## Start
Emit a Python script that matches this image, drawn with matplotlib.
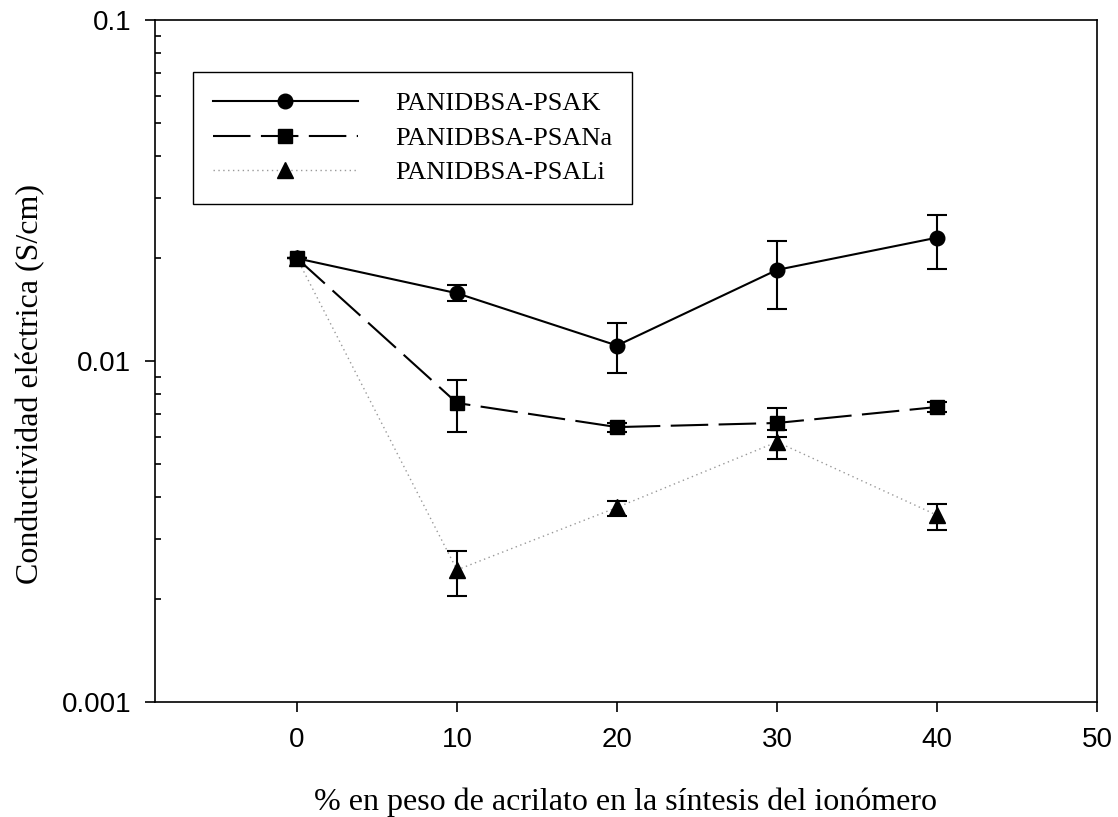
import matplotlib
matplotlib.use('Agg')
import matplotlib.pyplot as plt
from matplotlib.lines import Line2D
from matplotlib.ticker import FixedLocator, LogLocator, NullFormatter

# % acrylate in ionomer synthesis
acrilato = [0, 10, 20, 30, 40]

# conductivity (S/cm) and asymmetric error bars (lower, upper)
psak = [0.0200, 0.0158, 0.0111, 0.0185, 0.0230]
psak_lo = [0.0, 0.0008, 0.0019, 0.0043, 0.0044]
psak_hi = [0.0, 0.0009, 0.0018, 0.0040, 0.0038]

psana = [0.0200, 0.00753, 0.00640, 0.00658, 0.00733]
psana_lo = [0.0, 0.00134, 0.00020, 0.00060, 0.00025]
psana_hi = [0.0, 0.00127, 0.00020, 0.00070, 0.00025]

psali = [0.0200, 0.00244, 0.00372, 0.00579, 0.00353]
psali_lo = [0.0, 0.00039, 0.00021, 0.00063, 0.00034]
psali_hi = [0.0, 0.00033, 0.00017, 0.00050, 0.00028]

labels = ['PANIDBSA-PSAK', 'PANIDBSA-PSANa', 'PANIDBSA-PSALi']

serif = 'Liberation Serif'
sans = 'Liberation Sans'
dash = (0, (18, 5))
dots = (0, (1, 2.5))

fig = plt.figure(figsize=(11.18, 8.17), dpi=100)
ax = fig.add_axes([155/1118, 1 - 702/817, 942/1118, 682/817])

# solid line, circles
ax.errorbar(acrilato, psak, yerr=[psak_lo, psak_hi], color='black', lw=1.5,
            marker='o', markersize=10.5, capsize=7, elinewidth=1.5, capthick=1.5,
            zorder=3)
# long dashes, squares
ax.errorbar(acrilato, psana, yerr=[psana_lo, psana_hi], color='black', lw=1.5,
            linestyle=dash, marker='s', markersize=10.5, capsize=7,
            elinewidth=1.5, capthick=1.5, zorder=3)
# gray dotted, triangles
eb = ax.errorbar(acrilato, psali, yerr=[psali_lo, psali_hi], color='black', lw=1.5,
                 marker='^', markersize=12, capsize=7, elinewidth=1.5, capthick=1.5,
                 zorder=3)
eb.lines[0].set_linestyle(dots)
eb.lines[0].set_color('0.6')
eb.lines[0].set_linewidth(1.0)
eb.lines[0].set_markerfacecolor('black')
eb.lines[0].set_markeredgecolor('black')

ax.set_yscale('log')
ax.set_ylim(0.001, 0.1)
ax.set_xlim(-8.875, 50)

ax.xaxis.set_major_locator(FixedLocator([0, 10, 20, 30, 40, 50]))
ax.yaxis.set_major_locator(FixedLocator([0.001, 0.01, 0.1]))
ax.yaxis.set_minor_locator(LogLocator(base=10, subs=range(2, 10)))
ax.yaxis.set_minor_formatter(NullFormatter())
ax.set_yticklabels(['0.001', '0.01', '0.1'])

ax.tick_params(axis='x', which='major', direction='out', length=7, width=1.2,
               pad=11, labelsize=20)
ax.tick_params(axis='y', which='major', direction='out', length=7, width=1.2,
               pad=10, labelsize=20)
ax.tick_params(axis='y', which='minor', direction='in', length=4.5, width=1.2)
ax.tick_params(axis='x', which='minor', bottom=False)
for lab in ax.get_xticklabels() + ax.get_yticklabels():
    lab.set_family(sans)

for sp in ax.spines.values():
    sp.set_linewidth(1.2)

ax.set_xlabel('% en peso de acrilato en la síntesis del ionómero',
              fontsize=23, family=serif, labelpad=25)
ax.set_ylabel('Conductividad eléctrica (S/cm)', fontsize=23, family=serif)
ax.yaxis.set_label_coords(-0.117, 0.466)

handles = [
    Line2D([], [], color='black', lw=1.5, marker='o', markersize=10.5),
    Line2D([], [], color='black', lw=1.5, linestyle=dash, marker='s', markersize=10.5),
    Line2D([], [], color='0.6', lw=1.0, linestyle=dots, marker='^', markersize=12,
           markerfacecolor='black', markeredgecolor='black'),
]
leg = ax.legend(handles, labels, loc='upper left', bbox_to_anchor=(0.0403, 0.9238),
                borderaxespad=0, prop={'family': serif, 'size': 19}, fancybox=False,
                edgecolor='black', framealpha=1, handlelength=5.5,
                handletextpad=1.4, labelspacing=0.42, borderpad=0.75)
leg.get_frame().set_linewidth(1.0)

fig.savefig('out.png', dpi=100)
## End
* _SHORT TASK_: In the data above, please extract the lines from the first one through the line with "ax = fig.add_axes([155/1118, 1", exactly, and keep pictures out.

* _THE OUTPUT_:
Emit a Python script that matches this image, drawn with matplotlib.
import matplotlib
matplotlib.use('Agg')
import matplotlib.pyplot as plt
from matplotlib.lines import Line2D
from matplotlib.ticker import FixedLocator, LogLocator, NullFormatter

# % acrylate in ionomer synthesis
acrilato = [0, 10, 20, 30, 40]

# conductivity (S/cm) and asymmetric error bars (lower, upper)
psak = [0.0200, 0.0158, 0.0111, 0.0185, 0.0230]
psak_lo = [0.0, 0.0008, 0.0019, 0.0043, 0.0044]
psak_hi = [0.0, 0.0009, 0.0018, 0.0040, 0.0038]

psana = [0.0200, 0.00753, 0.00640, 0.00658, 0.00733]
psana_lo = [0.0, 0.00134, 0.00020, 0.00060, 0.00025]
psana_hi = [0.0, 0.00127, 0.00020, 0.00070, 0.00025]

psali = [0.0200, 0.00244, 0.00372, 0.00579, 0.00353]
psali_lo = [0.0, 0.00039, 0.00021, 0.00063, 0.00034]
psali_hi = [0.0, 0.00033, 0.00017, 0.00050, 0.00028]

labels = ['PANIDBSA-PSAK', 'PANIDBSA-PSANa', 'PANIDBSA-PSALi']

serif = 'Liberation Serif'
sans = 'Liberation Sans'
dash = (0, (18, 5))
dots = (0, (1, 2.5))

fig = plt.figure(figsize=(11.18, 8.17), dpi=100)
ax = fig.add_axes([155/1118, 1 - 702/817, 942/1118, 682/817])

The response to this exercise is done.